Examples can be found in our git repo: https://gitlab.surrey.ac.uk/rcs/eureka-examples

8.5.1.2. Matlab GUI

If you access the Eureka cluster via our remotelabs web portal you can access the Matlab graphical user interface.

Note

see RemoteLabs web portal for more information on how to access the web portal

When using the Matlab GUI with remotelabs, you can add a Eureka cluster profile, enabling you run jobs on the cluster and use parallel pools on the cluster for parallel for loops etc. In order to use this functionality, you need to set up the cluster profile as shown below:

Launch Matlab by opening a terminal in the Remote Desktop session, loading the Matlab R2019b module, and then execute the Matlab command.

[abc123@vis1(eureka) ~]$ module load matlab/R2019b
[abc123@vis1(eureka) ~]$ matlab
MATLAB is selecting SOFTWARE OPENGL rendering.

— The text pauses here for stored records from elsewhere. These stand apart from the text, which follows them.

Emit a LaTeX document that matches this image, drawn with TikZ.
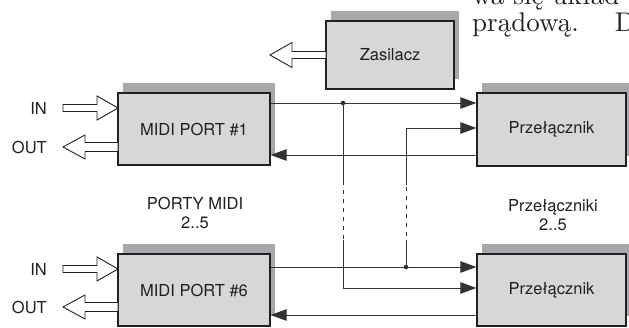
\documentclass[tikz,border=0pt]{standalone}
\usepackage{fontspec}
\newfontfamily\heros{TeX Gyre Heros}
\newfontfamily\bodyserif{lmroman10-regular}[Extension=.otf]
\usetikzlibrary{arrows.meta,shadows,calc}
\definecolor{ink}{HTML}{231F20}
\definecolor{wire}{HTML}{333333}
\definecolor{boxfill}{HTML}{D6D7D9}
\definecolor{boxshade}{HTML}{A7A8AB}
\tikzset{
  unit/.style={draw=ink, line width=1.3pt, fill=boxfill, text=ink,
    font=\heros\fontsize{16.5}{19}\selectfont, inner sep=0pt,
    drop shadow={shadow xshift=5pt, shadow yshift=10pt, fill=boxshade, opacity=1}},
  caption/.style={text=ink, font=\heros\fontsize{16.5}{18.5}\selectfont, align=center, inner sep=0pt},
  iolabel/.style={text=ink, font=\heros\fontsize{16.5}{19}\selectfont, inner sep=0pt, anchor=east},
  wireline/.style={draw=wire, line width=0.9pt},
  sig/.style={wireline, -{Triangle[length=16pt,width=11.5pt]}},
  junction/.style={circle, fill=ink, inner sep=0pt, minimum size=4.5pt},
  hollow/.style={draw=ink, line width=0.9pt, fill=white, line join=miter},
  pagetext/.style={text=ink, font=\bodyserif\fontsize{27}{27}\selectfont, inner sep=0pt, anchor=base west}
}
% hollow block arrow pointing right: tail x, head base x, tip x, y, shaft half, head half
\newcommand\blockright[6]{%
  \filldraw[hollow] (#1,#4-#5) -- (#2,#4-#5) -- (#2,#4-#6) -- (#3,#4)
    -- (#2,#4+#6) -- (#2,#4+#5) -- (#1,#4+#5) -- cycle;}
% hollow block arrow pointing left: tip x, head base x, tail x, y, shaft half, head half
\newcommand\blockleft[6]{%
  \filldraw[hollow] (#3,#4-#5) -- (#2,#4-#5) -- (#2,#4-#6) -- (#1,#4)
    -- (#2,#4+#6) -- (#2,#4+#5) -- (#3,#4+#5) -- cycle;}
\begin{document}
\begin{tikzpicture}[x=1pt, y=-1pt]
\clip (0,0) rectangle (629,327);
\fill[white] (0,0) rectangle (629,327);

% running text of the page
\node[pagetext] (line1) at (472,4) {wa się układ};
\node[pagetext] (line2) at (472,31) {prądową.\hspace{36pt}D};

% units
\node[unit, minimum width=152pt, minimum height=72pt] (m1) at (194,129) {MIDI PORT \#1};
\node[unit, minimum width=152pt, minimum height=72pt] (m6) at (194,290) {MIDI PORT \#6};
\node[unit, minimum width=128pt, minimum height=68pt] (ps) at (390,55) {Zasilacz};
\node[unit, minimum width=149pt, minimum height=73pt] (s1) at (551.5,129.5) {Przełącznik};
\node[unit, minimum width=149pt, minimum height=72pt] (s6) at (551.5,290) {Przełącznik};

% group captions
\node[caption] (capm) at (195,213) {PORTY MIDI\\2..5};
\node[caption] (caps) at (553,215) {Przełączniki\\2..5};

% MIDI in/out labels
\node[iolabel] (in1) at (47,108) {IN};
\node[iolabel] (out1) at (47,147) {OUT};
\node[iolabel] (in6) at (47,269) {IN};
\node[iolabel] (out6) at (47,307) {OUT};

% hollow arrows
\blockright{63}{97}{118}{108}{3.5}{12}
\blockleft{63}{85}{118}{147}{4.5}{12}
\blockright{63}{97}{118}{269}{3.5}{12}
\blockleft{63}{85}{118}{307}{4.5}{12}
\blockleft{270}{292}{326}{55}{3.5}{12.5}

% junctions and bus coordinates
\node[junction] (j1) at (343,103) {};
\node[junction] (j6) at (406,267) {};
\coordinate (t2) at (406,128);
\coordinate (b2) at (343,288);
\coordinate (r1) at (0,155);
\coordinate (r6) at (0,315);

% signals
\draw[sig] (m1.east |- j1) -- (s1.west |- j1);
\draw[sig] (m6.east |- j6) -- (s6.west |- j6);
\draw[sig] (s1.west |- r1) -- (m1.east |- r1);
\draw[sig] (s6.west |- r6) -- (m6.east |- r6);

% left bus: from j1 down to the lower switch
\draw[wireline] (j1.center) -- (343,185);
\draw[wireline, dash pattern=on 4pt off 5pt] (343,190) -- (343,240);
\draw[sig] (343,240) -- (b2) -- (s6.west |- b2);

% right bus: from j6 up to the upper switch
\draw[wireline] (j6.center) -- (406,240);
\draw[wireline, dash pattern=on 4pt off 5pt] (406,236) -- (406,185);
\draw[sig] (406,185) -- (t2) -- (s1.west |- t2);
\end{tikzpicture}
\end{document}
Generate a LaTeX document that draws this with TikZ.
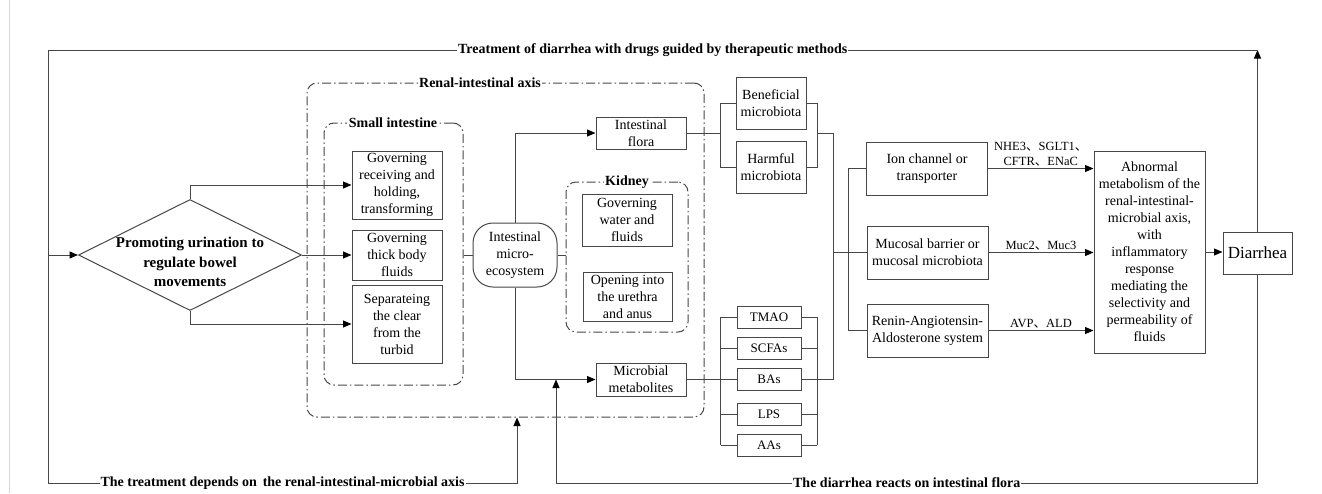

Create a slurmprofile for the cluster:

From Matlab’s top task bar: Environment > Parallel > create and manage clusters > Add Cluster Profile > Slurm. This will create blank slurm profile called slurmprofile1.
Select slurmprofile1 on the left, right click and rename this to “eureka”. Once done select EDIT, set the following settings below as shown and leave the rest unchanged, once done click Done.
Once the above setup, you can validate the above by clicking the validation button, if the above is correctly set, all validations test should pass. As shown below:

8.5.1.3. Remote job submission

Caution

This method is experimental and not yet fully tested

It is possible to submit matlab jobs directly through matlab to run on Eureka. For more information please see the following: https://www.mathworks.com/help/parallel-computing/batch-processing.html.

In order to submit jobs to Eureka you must first do the following:

On the matlab prompt, straight after matlab is opened you must set your fully qualified hostname:

>> pctconfig('hostname','myhostname.eps.surrey.ac.uk')

Some example submit code:

create parallel code example to work with

>> edit parallel_example
tic ;
parfor (i=1:5000) ;
c(:,i) = eig(rand(1000));
end ;
toc ;
delete(gcp)

Submit the code to run on Eureka

>> c = parcluster('Eureka');                 %Choose parallel pool to use
>> c.AdditionalProperties.time = '24:00:00'; %Setup up Time for Jobs
>> c.AdditionalProperties.constraints = "[ib|op]"; %Setup constraints to run job
>> j = c.batch('parallel_example','Pool',10); %Submit Job to Eureka to run on 10 workers(cores)
>> diary(j)                                   %Check output from job

A second example:

Open an interactive parallel pool, run your code, then delete the pool.

>> parpool('Eureka',10)                     %startup parallel pool on eureka with 10 cores/workers
>> tic ; parfor (i=1:5000) ; c(:,i) = eig(rand(1000)); end ; toc
>> delete(gcp)                              %deletes all parallel pools

8.5.2. Monitoring a Matlab job

Jobs submitted to the cluster to run, can be monitored and managed through Matlab too. The monitoring window can be accessed via the top task bar: Environment > Parallel > Monitor Jobs.